Google releases tools to help users in verifying the accuracy of images

Social media users’ use of context-rich photos and videos has resulted in the spread of harmful false information. Google has announced that, in an effort to stop misleading information from spreading, it will now offer additional contextual information about an image.

Viewing an image’s history, metadata, and the context in which users have used it across many websites are among the new set of features. All English-speaking people worldwide can now access the “About this image” capabilities that Google first revealed earlier this year.

In order to determine how recent a context is, users can determine when the image was first “seen” by Google Search. Users can refute any incorrect claims by using the tool to understand how others viewed the image on other websites.

According to Google, users can view metadata, including fields that identify if an image is artificial intelligence (AI)-generated. According to the company, every image produced by Google AI is marked. Adobe, Nikon, Leica, and other businesses developed a symbol in October to identify AI-generated images.

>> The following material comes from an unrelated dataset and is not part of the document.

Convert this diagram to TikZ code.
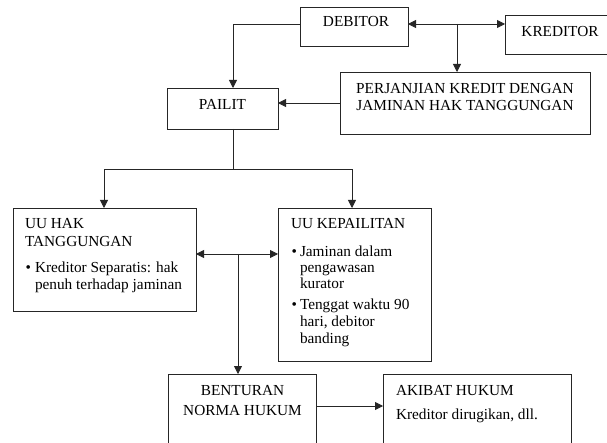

Clicking the three-dot menu on Google Images results will open the new image tools. The “more about this page” option on the “About this result” tool, which is accessible via the three-dot menu, provides another way to get to it. Google stated that it is looking at more ways to get to them.

Additionally, Google said today that approved media outlets and fact-checkers will have the ability to use the FaceCheck Claim Search API to upload or copy image URLs for further information within their own applications. The business began testing features of the Fact Check Explorer product in June. This makes it possible for fact-checkers to investigate references, fact-checks, and other data related to a certain image.

Additionally, the business is working with generative AI to aid in the description of sources like unknown blogs or seller pages. Users who have enabled Search Generative Experience (SGE) will see AI-generated site information in the “more about this page section,” according to Google. Citations of the page or site on other “high quality” websites will also be included in the created material, it was stated. When Wikipedia or the Google Knowledge Graph don’t have any details or an overview, Google’s AI usually adds it in.

Companies are working on tech to provide more information about images, given the development in technology that has made it simple for people to produce diverse images using generative AI. Adobe released an open-sourced toolkit in June to assist apps and websites in verifying the authenticity of images. In a related move, X has launched Community Notes, its crowdsourced photo and video fact-checking programme.